MISO uses smart grid technology to improve reliability
With 161 synchrophasor measurement devices installed and now operating along the 50,000-mile interconnected system in the MISO 11-state region, MISO's grid operators have a new, highly sensitive measurement for grid diagnostics using devices known as phasor measurement units or PMUs
Carmel, Ind., September 27, 2012 — MISO and its transmission owners reached two milestones in implementing the U.S. Department of Energy's goal of revitalizing the nation's electric grid through smart grid technology.
MISO, the regional grid operator for much of the Midwest, deployed into production today use of synchrophasors, or high-tech monitoring devices, into two critical aspects of grid analytics — system modeling and after-the fact event analysis.
With 161 synchrophasor measurement devices installed and now operating along the 50,000-mile interconnected system in the MISO 11-state region, MISO's grid operators have a new, highly sensitive measurement for grid diagnostics using devices known as phasor measurement units or PMUs.
MISO implemented a dynamic model enhancement process using measurement results from these PMUs. This process will allow MISO to more accurately determine transfer limits on the system. Improving the precision of dynamic models will also result in more reliable and efficient operations by enabling safe operation of the bulk electric system closer to its maximum limits.

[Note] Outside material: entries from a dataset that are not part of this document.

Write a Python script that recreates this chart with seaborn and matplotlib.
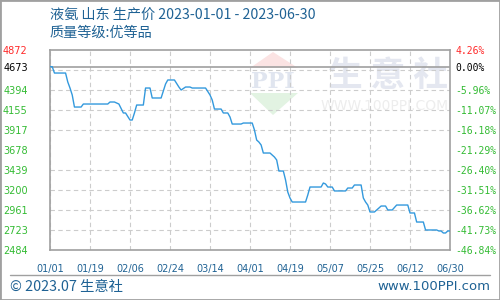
import numpy as np
import pandas as pd
import matplotlib
matplotlib.use("Agg")
import matplotlib.pyplot as plt
import seaborn as sns
from matplotlib.patches import Polygon, Rectangle
from matplotlib.lines import Line2D
from matplotlib.ticker import FixedLocator

# ---------------- data ----------------
start_date = "2023-01-01"
day_offsets = [0, 1, 2, 7, 8, 9, 10, 11, 14, 15, 26, 27, 29, 31, 33, 34, 36, 37, 38, 39,
               42, 43, 45, 46, 50, 52, 53, 56, 58, 59, 61, 63, 64, 70, 72, 73, 74, 77, 78, 80,
               81, 82, 86, 87, 91, 92, 93, 94, 95, 96, 99, 101, 102, 103, 105, 106, 107, 108, 109, 115,
               116, 117, 122, 123, 124, 125, 127, 128, 133, 134, 136, 137, 140, 141, 142, 143, 144, 146, 148, 149,
               151, 152, 154, 156, 161, 162, 164, 165, 168, 169, 174, 175, 176, 177, 178, 179, 180]
prices = [4673, 4673, 4597, 4597, 4490, 4418, 4335, 4191, 4191, 4227, 4227, 4251, 4251, 4227, 4120, 4120, 4036, 4036, 4120, 4215,
          4215, 4418, 4418, 4299, 4299, 4466, 4514, 4514, 4430, 4394, 4430, 4430, 4418, 4418, 4335, 4275, 4167, 4167, 4120, 4120,
          4072, 3988, 3988, 4000, 4000, 3917, 3797, 3773, 3738, 3642, 3642, 3594, 3559, 3427, 3427, 3320, 3176, 3105, 3057, 3057,
          3141, 3236, 3236, 3284, 3272, 3236, 3236, 3189, 3189, 3224, 3224, 3260, 3260, 3105, 3057, 3021, 2938, 2938, 2985, 3009,
          3009, 2962, 2962, 3021, 3021, 2926, 2926, 2818, 2818, 2723, 2723, 2711, 2711, 2687, 2687, 2711, 2711]

x_tick_labels = ["01/01", "01/19", "02/06", "02/24", "03/14", "04/01",
                 "04/19", "05/07", "05/25", "06/12", "06/30"]
y_min, y_max = 2484, 4872
y_left_values = [4872, 4673, 4394, 4155, 3917, 3678, 3439, 3200, 2961, 2723, 2484]
y_left_labels = ["4872", "4673", "4394", "4155", "3917", "3678", "3439", "3200", "2961", "2723", "2484"]
y_right_labels = ["4.26%", "0.00%", "-5.96%", "-11.07%", "-16.18%", "-21.29%",
                  "-26.40%", "-31.51%", "-36.62%", "-41.73%", "-46.84%"]

title_text = "液氨 山东 生产价 2023-01-01 - 2023-06-30"
subtitle_text = "质量等级:优等品"
footer_left = "© 2023.07 生意社"
footer_right = "www.100PPI.com"

# ---------------- style ----------------
sns.set_style("white")
cjk = ["Noto Sans CJK SC", "DejaVu Sans"]
plt.rcParams["font.family"] = ["DejaVu Sans"]

dark_blue = "#1f6294"
green = "#33bb33"
red = "#ff2a2a"
gray = "#a0a0a0"
grid_c = "#cccccc"

df = pd.DataFrame({
    "date": pd.Timestamp(start_date) + pd.to_timedelta(day_offsets, unit="D"),
    "price": prices,
})

fig = plt.figure(figsize=(5, 3), dpi=100)
ax = fig.add_axes([50 / 500, 50 / 300, 400 / 500, 200 / 300])
ax.set_facecolor("none")

# watermark (axes coordinates)
ax.add_patch(Polygon([(0.5, 0.91), (0.62, 0.91), (0.5575, 0.99)], closed=True,
                     transform=ax.transAxes, fc="#fbe3e3", ec="none", zorder=0.1))
ax.add_patch(Polygon([(0.5, 0.785), (0.62, 0.785), (0.5575, 0.675)], closed=True,
                     transform=ax.transAxes, fc="#e2f3e2", ec="none", zorder=0.1))
ax.text(0.5575, 0.84, "PPI", transform=ax.transAxes, ha="center", va="center",
        fontsize=16, fontweight="bold", family="DejaVu Serif", color="#e0e5ef", zorder=0.1)
ax.text(0.845, 0.875, "生 意 社", transform=ax.transAxes, ha="center", va="center",
        fontsize=25, fontweight="bold", family=cjk, color="#e4e7f0", zorder=0.1)
ax.text(0.8375, 0.72, "WWW.100PPI.COM", transform=ax.transAxes, ha="center", va="center",
        fontsize=10, family="DejaVu Sans", color="#ededed", zorder=0.1)

sns.lineplot(data=df, x="date", y="price", ax=ax, color="#3399dd", linewidth=1.0, zorder=3)

ax.set_ylim(y_min, y_max)
x_ticks = pd.date_range(start_date, periods=len(x_tick_labels), freq="18D")
ax.set_xlim(x_ticks[0], x_ticks[-1])
ax.set_xticks(x_ticks)
ax.set_xticklabels(x_tick_labels)
ax.set_xlabel("")
ax.set_ylabel("")

# grid: horizontal at equal divisions, vertical at date ticks
ax.yaxis.set_minor_locator(FixedLocator(np.linspace(y_min, y_max, 11)))
ax.set_axisbelow(True)
ax.grid(axis="y", which="minor", color=grid_c, linestyle=(0, (4, 3)), linewidth=0.8)
ax.grid(axis="x", which="major", color=grid_c, linestyle=(0, (4, 3)), linewidth=0.8)
ax.grid(axis="y", which="major", visible=False)

ax.axhline(prices[0], color=gray, linewidth=1.2, zorder=2)

ax.set_yticks(y_left_values)
ax.set_yticklabels(y_left_labels)
ax.tick_params(axis="y", which="both", length=0, pad=16, labelsize=7)
ax.tick_params(axis="x", which="both", length=0, pad=10, labelsize=7, labelcolor=dark_blue)
for i, lab in enumerate(ax.get_yticklabels()):
    lab.set_color(red if i == 0 else ("black" if i == 1 else green))

for sp in ax.spines.values():
    sp.set_visible(True)
    sp.set_color(gray)
    sp.set_linewidth(1.2)

twin = ax.twinx()
twin.set_ylim(y_min, y_max)
twin.set_yticks(y_left_values)
twin.set_yticklabels(y_right_labels, family="DejaVu Sans Mono")
twin.tick_params(axis="y", length=0, pad=4, labelsize=7)
twin.grid(False)
for sp in twin.spines.values():
    sp.set_visible(False)
for i, lab in enumerate(twin.get_yticklabels()):
    lab.set_color(red if i == 0 else ("black" if i == 1 else green))

# titles
fig.text(50 / 500, 1 - 15 / 300, title_text, family=cjk, fontsize=10.2,
         color=dark_blue, ha="left", va="center")
fig.text(50 / 500, 1 - 33 / 300, subtitle_text, family=cjk, fontsize=10.2,
         color=dark_blue, ha="left", va="center")

# footer
fig.add_artist(Line2D([10 / 500, 490 / 500], [25 / 300, 25 / 300], transform=fig.transFigure,
                      color=gray, linewidth=1))
fig.text(10 / 500, 13 / 300, footer_left, family=cjk, fontsize=10.3, color=dark_blue,
         ha="left", va="center")
fig.text(490 / 500, 13 / 300, footer_right, family="DejaVu Sans", fontsize=9.5, color=dark_blue,
         ha="right", va="center")

fig.add_artist(Rectangle((0, 0), 1, 1, transform=fig.transFigure, fill=False,
                         edgecolor=gray, linewidth=2))

fig.savefig("out.png", dpi=100)
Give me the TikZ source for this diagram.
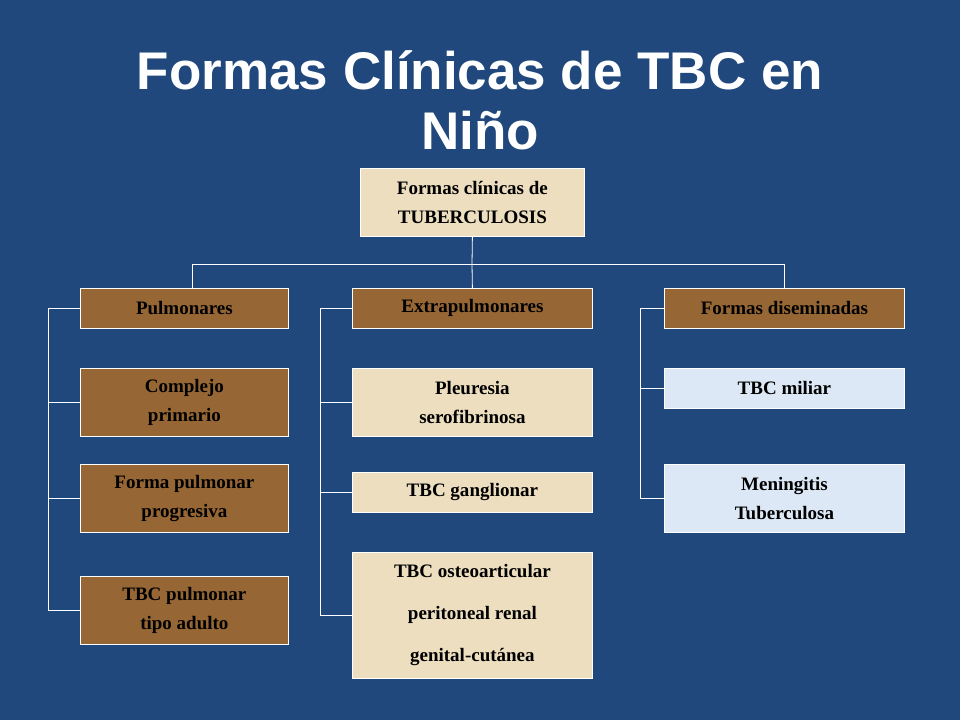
\documentclass[tikz,border=0pt]{standalone}
\usepackage{fontspec}
\setmainfont{Liberation Serif}
\setsansfont{Liberation Sans}
\begin{document}
\begin{tikzpicture}[x=1pt,y=-1pt]
\definecolor{bg}{RGB}{32,72,124}
\definecolor{brownb}{RGB}{150,102,52}
\definecolor{beige}{RGB}{236,222,190}
\definecolor{lblue}{RGB}{220,232,246}
\tikzset{
 bx/.style={draw=white,line width=0.8pt,inner sep=0pt,align=center,font=\fontsize{19}{29}\selectfont\bfseries,text=black,anchor=north west},
 br/.style={bx,fill=brownb},
 be/.style={bx,fill=beige},
 bl/.style={bx,fill=lblue},
 ln/.style={draw=white,line width=0.8pt}
}
\fill[bg] (0,0) rectangle (960,720);
\node[font=\sffamily\bfseries\fontsize{53}{60}\selectfont,text=white,align=center] (title) at (480,100) {Formas Clínicas de TBC en\\Niño};
\node[be,minimum width=224,minimum height=68] (root) at (360,168) {Formas clínicas de\\TUBERCULOSIS};
\node[br,minimum width=208,minimum height=40] (p) at (80,288) {Pulmonares};
\node[br,minimum width=208,minimum height=68] (p1) at (80,368) {Complejo\\primario};
\node[br,minimum width=208,minimum height=68] (p2) at (80,464) {Forma pulmonar\\progresiva};
\node[br,minimum width=208,minimum height=68] (p3) at (80,576) {TBC pulmonar\\tipo adulto};
\node[br,minimum width=240,minimum height=40] (e) at (352,288) {Extrapulmonares};
\node[be,minimum width=240,minimum height=68] (e1) at (352,368) {Pleuresia\\serofibrinosa};
\node[be,minimum width=240,minimum height=40] (e2) at (352,472) {TBC ganglionar};
\node[be,minimum width=240,minimum height=126,font=\fontsize{19}{42}\selectfont\bfseries] (e3) at (352,552) {TBC osteoarticular\\peritoneal renal\\genital-cutánea};
\node[br,minimum width=240,minimum height=40] (d) at (664,288) {Formas diseminadas};
\node[bl,minimum width=240,minimum height=40] (d1) at (664,368) {TBC miliar};
\node[bl,minimum width=240,minimum height=68] (d2) at (664,464) {Meningitis\\Tuberculosa};
\coordinate (j) at (472,264);
\coordinate (jl) at (192,264);
\coordinate (jr) at (784,264);
\draw[ln] (root.south) -- (j);
\draw[ln] (jl) -- (jr);
\draw[ln] (jl) -- (jl |- p.north);
\draw[ln] (jr) -- (jr |- d.north);
\draw[ln] (j) -- (e.north);
\draw[ln] (p.west) -- ++(-32,0) |- (p3.west);
\draw[ln] (p1.west) -- ++(-32,0);
\draw[ln] (p2.west) -- ++(-32,0);
\draw[ln] (e.west) -- ++(-32,0) |- (e3.west);
\draw[ln] (e1.west) -- ++(-32,0);
\draw[ln] (e2.west) -- ++(-32,0);
\draw[ln] (d.west) -- ++(-24,0) |- (d2.west);
\draw[ln] (d1.west) -- ++(-24,0);
\end{tikzpicture}
\end{document}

After-the-fact analysis includes the study of specific grid activity or disturbances to determine whether changes are needed to prevent larger threats to regional reliability. Using synchrophasor data to conduct event analysis helps MISO and its transmission owners more rapidly determine an accurate sequence of events and accurate picture of how equipment responded, resulting in more timely and accurate evaluations of disturbances.
With synchrophasors, voltage and current at a given location can be measured more than 30 times per second, compared with current technology, which records measurements every two seconds.
Synchrophasor data are also time-stamped with signals from global positioning system satellites, enabling measurements from different locations to be time-synchronized and combined to create a detailed, comprehensive view of the transmission system.
MISO expects to make available synchrophasor data to its real-time system operators in April 2013.